++++ Source data

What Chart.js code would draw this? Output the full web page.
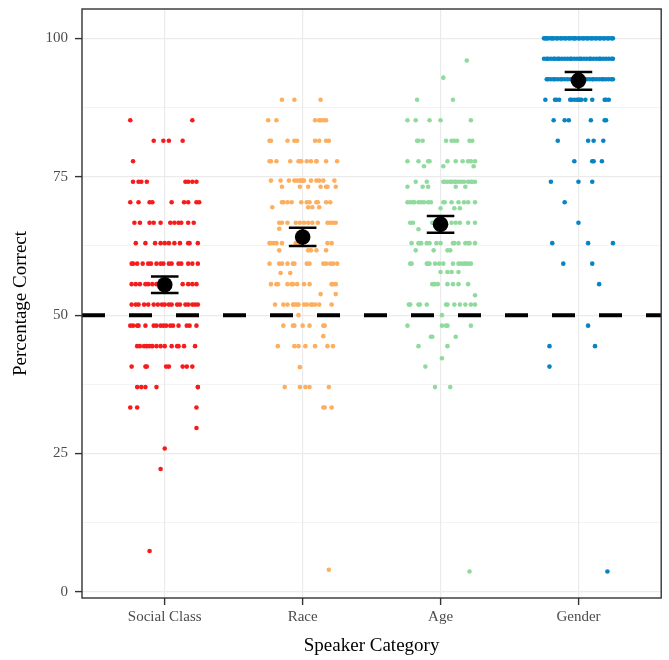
<!DOCTYPE html>
<html lang="en">
<head>
    <meta charset="UTF-8">
    <title>Percentage Correct by Speaker Category</title>
    <script src="https://cdn.jsdelivr.net/npm/chart.js"></script>
    <style>
        body { margin: 0; background: #ffffff; }
        canvas { display: block; }
    </style>
</head>
<body>
    <canvas id="chart" width="669" height="660"></canvas>
    <script>
        const categories = ['Social Class', 'Race', 'Age', 'Gender'];
        const pointColors = ['#F61C1C', '#FDAE5E', '#90DA9E', '#0784C3'];

        // each row: [percentage correct, horizontal jitter offsets in hundredths of a category]
        const socialClassRows = [
            [85.2, [-25, 20]],
            [81.5, [-8, -1, 3, 13]],
            [77.8, [-23]],
            [74.1, [-23, -19, -17, -13, 15, 17, 20, 23]],
            [70.4, [-25, -19, -11, -9, 5, 14, 17, 23, 25]],
            [66.7, [-22, -18, -11, -8, -3, 4, 7, 10, 12, 17, 21]],
            [63.0, [-21, -14, -7, -3, 0, 3, 7, 11, 17, 18, 24]],
            [59.3, [-24, -23, -20, -16, -12, -10, -6, -3, -1, 3, 5, 10, 12, 17, 20, 24]],
            [55.6, [-24, -21, -18, -14, -12, -9, -6, -2, 1, 13, 17, 20, 23]],
            [51.9, [-24, -21, -19, -15, -12, -8, -5, -2, 0, 3, 5, 9, 11, 15, 17, 20, 22, 24]],
            [48.1, [-25, -23, -20, -19, -14, -8, -6, -3, -1, 1, 4, 6, 10, 16, 18, 23]],
            [44.4, [-20, -18, -15, -13, -11, -9, -6, -3, 0, 5, 9, 10, 14, 22]],
            [40.7, [-24, -14, -13, 1, 3, 13, 16, 20]],
            [37.0, [-20, -17, -14, -6, 24, 24]],
            [33.3, [-25, -20, 23]],
            [29.6, [23]],
            [25.9, [0]],
            [22.2, [-3]],
            [7.4, [-11]]
        ];
        const raceRows = [
            [88.9, [-15, -6, 13]],
            [85.2, [-25, -19, 9, 12, 13, 15, 17]],
            [81.5, [-24, -23, -11, -6, -4, 9, 12, 17, 19]],
            [77.8, [-24, -23, -19, -9, -3, -2, -1, 3, 6, 10, 10, 17, 25]],
            [74.3, [-23, -16, -10, -6, -4, -2, -1, 0, 1, 6, 10, 12, 15, 23]],
            [73.2, [-15, -2, 4, 13, 17, 18, 24]],
            [70.4, [-15, -14, -11, -8, -1, 3, 5, 10, 11, 17, 20]],
            [69.5, [-22, 4, 7, 12]],
            [66.7, [-17, -15, -11, -5, -2, 1, 4, 7, 11, 18, 20, 22, 24]],
            [65.6, [-17]],
            [63.0, [-24, -23, -21, -19, -15, -5, -2, 18, 21]],
            [61.7, [-17, 4, 6, 10, 17]],
            [59.3, [-24, -17, -15, -11, -7, -6, 3, 5, 15, 17, 20, 22, 25]],
            [57.6, [-16, -9]],
            [55.6, [-23, -19, -18, -11, -8, -7, -4, 1, 5, 21, 22, 24]],
            [53.8, [13, 24]],
            [51.9, [-20, -14, -11, -7, -6, -4, -3, 1, 3, 6, 7, 9, 12, 21]],
            [50.0, [-3]],
            [48.1, [-14, -7, -6, 0, 5, 15, 16]],
            [46.2, [15]],
            [44.4, [-18, -6, -3, 2, 9, 18, 22]],
            [40.6, [-2]],
            [37.0, [-13, -2, 2, 5, 19]],
            [33.3, [15, 16, 21]],
            [4.0, [19]]
        ];
        const ageRows = [
            [96.0, [19]],
            [92.9, [2]],
            [88.9, [-17, 9]],
            [85.2, [-24, -18, -8, 0, 22]],
            [81.5, [-17, -16, -13, 4, 8, 10, 12, 21, 23]],
            [77.8, [-24, -16, -9, -8, 5, 11, 16, 20, 22, 25]],
            [76.9, [-12, 2, 24]],
            [74.1, [-18, -10, 2, 3, 5, 7, 8, 10, 11, 13, 15, 17, 20, 22, 23, 25]],
            [73.2, [-24, -13, -9, 11, 18]],
            [70.4, [-24, -22, -20, -19, -16, -14, -12, -9, -7, 2, 3, 8, 13, 17, 20, 25]],
            [69.3, [0, 10, 14]],
            [66.7, [-22, -20, -6, 8, 11, 14, 20, 25]],
            [65.5, [-16]],
            [63.0, [-21, -16, -15, -14, -10, -8, -3, 0, 9, 10, 13, 18, 20, 21, 25]],
            [61.7, [-18, -5, 5, 7]],
            [59.3, [-22, -21, -10, -9, -8, -4, -1, 2, 9, 13, 15, 17, 18, 20, 22]],
            [57.8, [0, 5, 8, 13]],
            [55.6, [-6, -5, -4, -2, 5, 9, 13, 20]],
            [53.6, [25]],
            [51.9, [-23, -22, -16, -15, -10, 4, 5, 10, 14, 18, 22, 25]],
            [50.0, [1]],
            [48.1, [-24, 1, 4, 5, 22]],
            [46.1, [-7, -6, 11]],
            [44.4, [-16, 5]],
            [42.2, [1]],
            [40.7, [-11]],
            [37.0, [-4, 7]],
            [3.7, [21]]
        ];
        const genderRows = [
            [100.0, [-25, -24, -23, -22, -20, -19, -18, -16, -15, -13, -12, -10, -9, -7, -6, -4, -3, -2, 0, 1, 3, 4, 6, 7, 9, 10, 12, 13, 15, 16, 18, 19, 21, 22, 24, 25]],
            [96.3, [-25, -23, -22, -20, -18, -17, -15, -14, -12, -10, -8, -6, -5, -3, -1, 1, 2, 4, 6, 8, 9, 11, 13, 15, 16, 18, 20, 22, 24, 25]],
            [92.6, [-23, -22, -20, -18, -17, -15, -13, -12, -10, -8, -6, -4, -2, 0, 2, 4, 6, 8, 10, 11, 13, 15, 17, 18, 20, 22, 24, 25]],
            [88.9, [-24, -17, -16, -14, -6, -5, -3, -1, 0, 1, 2, 5, 10, 19, 20, 22]],
            [85.2, [-18, -10, -7, 9, 19, 20]],
            [81.5, [-15, 7, 11, 18]],
            [77.8, [-3, 10, 11, 17]],
            [74.1, [-20, 0, 10]],
            [70.4, [-10]],
            [66.7, [0]],
            [63.0, [-19, 7, 25]],
            [59.3, [-11, 10]],
            [55.6, [15]],
            [48.1, [7]],
            [44.4, [-21, 12]],
            [40.7, [-21]],
            [3.7, [21]]
        ];

        const meanValues = [55.5, 64.1, 66.4, 92.4];
        const ciLow = [54.0, 62.5, 64.9, 90.7];
        const ciHigh = [57.0, 65.8, 67.9, 93.9];
        const yTicks = [0, 25, 50, 75, 100];
        const yMinorTicks = [12.5, 37.5, 62.5, 87.5];
        const chanceLevel = 50;

        function rowsToPoints(rows, catIndex) {
            const pts = [];
            rows.forEach(([value, offsets]) => {
                offsets.forEach(o => pts.push({ x: catIndex + 1 + o / 100, y: value }));
            });
            return pts;
        }

        const allRows = [socialClassRows, raceRows, ageRows, genderRows];
        const pointSets = allRows.map((rows, i) => ({
            type: 'scatter',
            data: rowsToPoints(rows, i),
            backgroundColor: pointColors[i],
            borderWidth: 0,
            pointRadius: 2.3,
            order: 3
        }));

        const serif = "'Liberation Serif', 'Times New Roman', serif";

        const frameAndErrorBars = {
            id: 'frameAndErrorBars',
            afterDatasetsDraw(chart) {
                const { ctx, scales: { x, y } } = chart;
                ctx.save();
                ctx.strokeStyle = '#000000';
                ctx.lineWidth = 2.5;
                meanValues.forEach((m, i) => {
                    const cx = x.getPixelForValue(i + 1);
                    const half = x.getPixelForValue(i + 1.1) - cx;
                    const top = y.getPixelForValue(ciHigh[i]);
                    const bot = y.getPixelForValue(ciLow[i]);
                    ctx.beginPath();
                    ctx.moveTo(cx - half, top); ctx.lineTo(cx + half, top);
                    ctx.moveTo(cx - half, bot); ctx.lineTo(cx + half, bot);
                    ctx.moveTo(cx, top); ctx.lineTo(cx, bot);
                    ctx.stroke();
                });
                ctx.restore();
            },
            afterDraw(chart) {
                const { ctx, chartArea: a } = chart;
                ctx.save();
                ctx.strokeStyle = '#333333';
                ctx.lineWidth = 1.4;
                ctx.strokeRect(a.left, a.top, a.right - a.left, a.bottom - a.top);
                ctx.restore();
            }
        };

        new Chart(document.getElementById('chart'), {
            type: 'scatter',
            data: {
                datasets: [
                    {
                        type: 'scatter',
                        data: meanValues.map((m, i) => ({ x: i + 1, y: m })),
                        backgroundColor: '#000000',
                        borderWidth: 0,
                        pointRadius: 7.8,
                        order: 0
                    },
                    {
                        type: 'line',
                        data: [{ x: 0.4, y: chanceLevel }, { x: 4.6, y: chanceLevel }],
                        borderColor: '#000000',
                        borderWidth: 4,
                        borderDash: [23, 24],
                        pointRadius: 0,
                        showLine: true,
                        order: 1
                    },
                    ...pointSets
                ]
            },
            options: {
                responsive: false,
                animation: false,
                layout: { padding: { top: 9, right: 4, left: 0, bottom: 0 } },
                plugins: {
                    legend: { display: false },
                    tooltip: { enabled: false }
                },
                scales: {
                    x: {
                        type: 'linear',
                        min: 0.4,
                        max: 4.6,
                        afterBuildTicks: s => { s.ticks = [1, 2, 3, 4].map(v => ({ value: v })); },
                        afterFit: s => {
                            s.height = 62;
                            s.paddingLeft = 0; s.paddingRight = 0;
                        },
                        ticks: {
                            callback: v => categories[v - 1] || '',
                            color: '#4D4D4D',
                            font: { family: serif, size: 15 },
                            padding: 3,
                            maxRotation: 0
                        },
                        grid: {
                            color: '#EBEBEB',
                            lineWidth: 1.2,
                            tickColor: '#333333',
                            tickLength: 7,
                            tickWidth: 1.4
                        },
                        border: { display: false },
                        title: {
                            display: true,
                            text: 'Speaker Category',
                            color: '#000000',
                            font: { family: serif, size: 19 },
                            padding: { top: 0, bottom: 3 }
                        }
                    },
                    y: {
                        min: -1.1,
                        max: 105.3,
                        afterBuildTicks: s => {
                            s.ticks = yTicks.concat(yMinorTicks).sort((a, b) => a - b).map(v => ({ value: v }));
                        },
                        afterFit: s => {
                            s.width = 82;
                            s.paddingTop = 0; s.paddingBottom = 0;
                        },
                        ticks: {
                            callback: v => yTicks.includes(v) ? String(v) : '',
                            color: '#4D4D4D',
                            font: { family: serif, size: 15 },
                            padding: 7
                        },
                        grid: {
                            color: '#EBEBEB',
                            lineWidth: c => yTicks.includes(c.tick.value) ? 1.2 : 0.6,
                            tickColor: c => yTicks.includes(c.tick.value) ? '#333333' : 'rgba(0,0,0,0)',
                            tickLength: 7,
                            tickWidth: 1.4
                        },
                        border: { display: false },
                        title: {
                            display: true,
                            text: 'Percentage Correct',
                            color: '#000000',
                            font: { family: serif, size: 19 },
                            padding: { top: 10, bottom: 0 }
                        }
                    }
                }
            },
            plugins: [frameAndErrorBars]
        });
    </script>
</body>
</html>
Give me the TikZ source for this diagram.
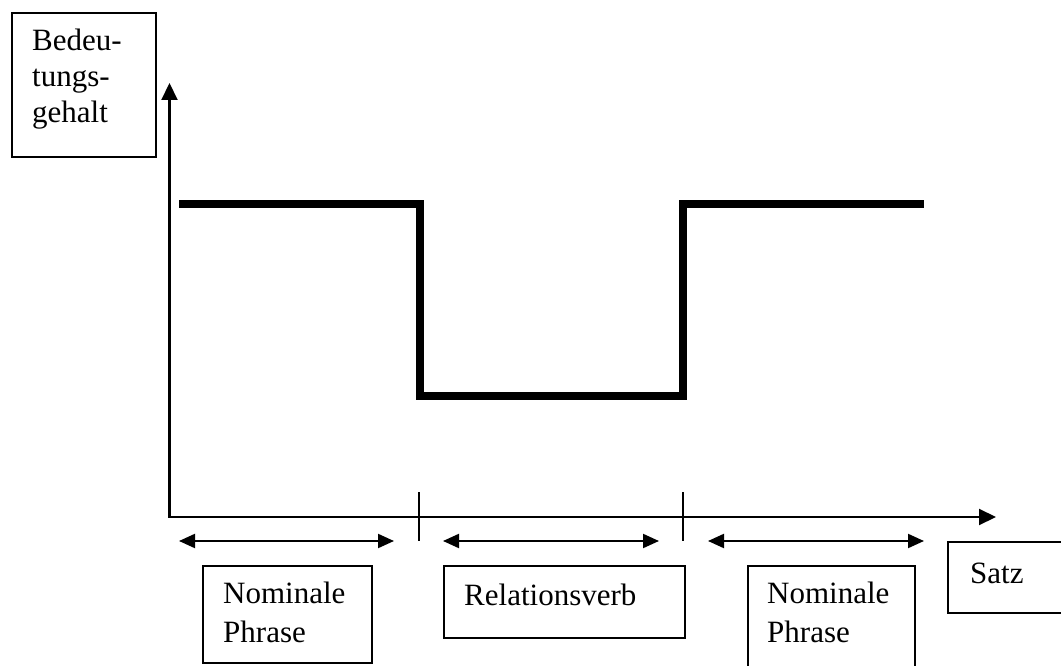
\documentclass[tikz,border=0pt]{standalone}
\usepackage{fontspec}
\setmainfont{Liberation Serif}
\usetikzlibrary{arrows.meta}

\tikzset{
  thin line/.style={line width=2.1pt, draw=black},
  boxframe/.style={draw=black, line width=2.1pt, fill=none},
  label text/.style={anchor=base west, inner sep=0pt, font=\fontsize{31}{37}\selectfont},
  meaning curve/.style={line width=8pt, line join=miter, line cap=butt},
  axis tip/.tip={Triangle[length=17pt, width=16pt]},
  span tip/.tip={Triangle[length=16pt, width=14pt]},
}

\begin{document}
\begin{tikzpicture}[x=1pt, y=-1pt]
  \useasboundingbox (0,0) rectangle (1061,666);
  \clip (0,0) rectangle (1061,666);

  % axes
  \coordinate (origin) at (169.5,517);
  \coordinate (ytip) at (169.5,83);
  \coordinate (xtip) at (996,517);
  \draw[thin line, axis tip-axis tip] (ytip) -- (origin) -- (xtip);

  % boundaries between the parts of the sentence
  \coordinate (tick1a) at (419,492);
  \coordinate (tick1b) at (419,541);
  \coordinate (tick2a) at (683,492);
  \coordinate (tick2b) at (683,541);
  \draw[thin line] (tick1a) -- (tick1b);
  \draw[thin line] (tick2a) -- (tick2b);

  % extent of each part
  \coordinate (span1l) at (179,541);
  \coordinate (span1r) at (394,541);
  \coordinate (span2l) at (443,541);
  \coordinate (span2r) at (659,541);
  \coordinate (span3l) at (708,541);
  \coordinate (span3r) at (924,541);
  \draw[thin line, span tip-span tip] (span1l) -- (span1r);
  \draw[thin line, span tip-span tip] (span2l) -- (span2r);
  \draw[thin line, span tip-span tip] (span3l) -- (span3r);

  % meaning content along the sentence
  \coordinate (c1) at (179,204);
  \coordinate (c2) at (419.5,204);
  \coordinate (c3) at (419.5,396);
  \coordinate (c4) at (683,396);
  \coordinate (c5) at (683,204);
  \coordinate (c6) at (924,204);
  \draw[meaning curve] (c1) -- (c2) -- (c3) -- (c4) -- (c5) -- (c6);

  % y-axis label
  \node[boxframe, minimum width=144pt, minimum height=144pt, anchor=north west, inner sep=0pt] (ybox) at (11,12) {};
  \node[label text] (ya) at (32,51) {Bedeu-};
  \node[label text] (yb) at (32,87) {tungs-};
  \node[label text] (yc) at (32,123) {gehalt};

  % part labels
  \node[boxframe, minimum width=169pt, minimum height=97pt, anchor=north west, inner sep=0pt] (np1box) at (202,565) {};
  \node[label text] (np1a) at (223,603) {Nominale};
  \node[label text] (np1b) at (223,642) {Phrase};

  \node[boxframe, minimum width=241pt, minimum height=72pt, anchor=north west, inner sep=0pt] (rvbox) at (443,565) {};
  \node[label text] (rv) at (464,605) {Relationsverb};

  \node[boxframe, minimum width=167pt, minimum height=120pt, anchor=north west, inner sep=0pt] (np2box) at (747,565) {};
  \node[label text] (np2a) at (767,603) {Nominale};
  \node[label text] (np2b) at (767,642) {Phrase};

  % x-axis label
  \node[boxframe, minimum width=130pt, minimum height=71pt, anchor=north west, inner sep=0pt] (xbox) at (947,541) {};
  \node[label text] (xl) at (970,583) {Satz};
\end{tikzpicture}
\end{document}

++++++++

» Given request: Only the lines between the one with "Give me the TikZ source for this diagram." and the one with "(tick2a) -- (tick2b);", those two included, get copied from the material above. Keep it exact and free of pictures.

» Finished task:
Give me the TikZ source for this diagram.
\documentclass[tikz,border=0pt]{standalone}
\usepackage{fontspec}
\setmainfont{Liberation Serif}
\usetikzlibrary{arrows.meta}

\tikzset{
  thin line/.style={line width=2.1pt, draw=black},
  boxframe/.style={draw=black, line width=2.1pt, fill=none},
  label text/.style={anchor=base west, inner sep=0pt, font=\fontsize{31}{37}\selectfont},
  meaning curve/.style={line width=8pt, line join=miter, line cap=butt},
  axis tip/.tip={Triangle[length=17pt, width=16pt]},
  span tip/.tip={Triangle[length=16pt, width=14pt]},
}

\begin{document}
\begin{tikzpicture}[x=1pt, y=-1pt]
  \useasboundingbox (0,0) rectangle (1061,666);
  \clip (0,0) rectangle (1061,666);

  % axes
  \coordinate (origin) at (169.5,517);
  \coordinate (ytip) at (169.5,83);
  \coordinate (xtip) at (996,517);
  \draw[thin line, axis tip-axis tip] (ytip) -- (origin) -- (xtip);

  % boundaries between the parts of the sentence
  \coordinate (tick1a) at (419,492);
  \coordinate (tick1b) at (419,541);
  \coordinate (tick2a) at (683,492);
  \coordinate (tick2b) at (683,541);
  \draw[thin line] (tick1a) -- (tick1b);
  \draw[thin line] (tick2a) -- (tick2b);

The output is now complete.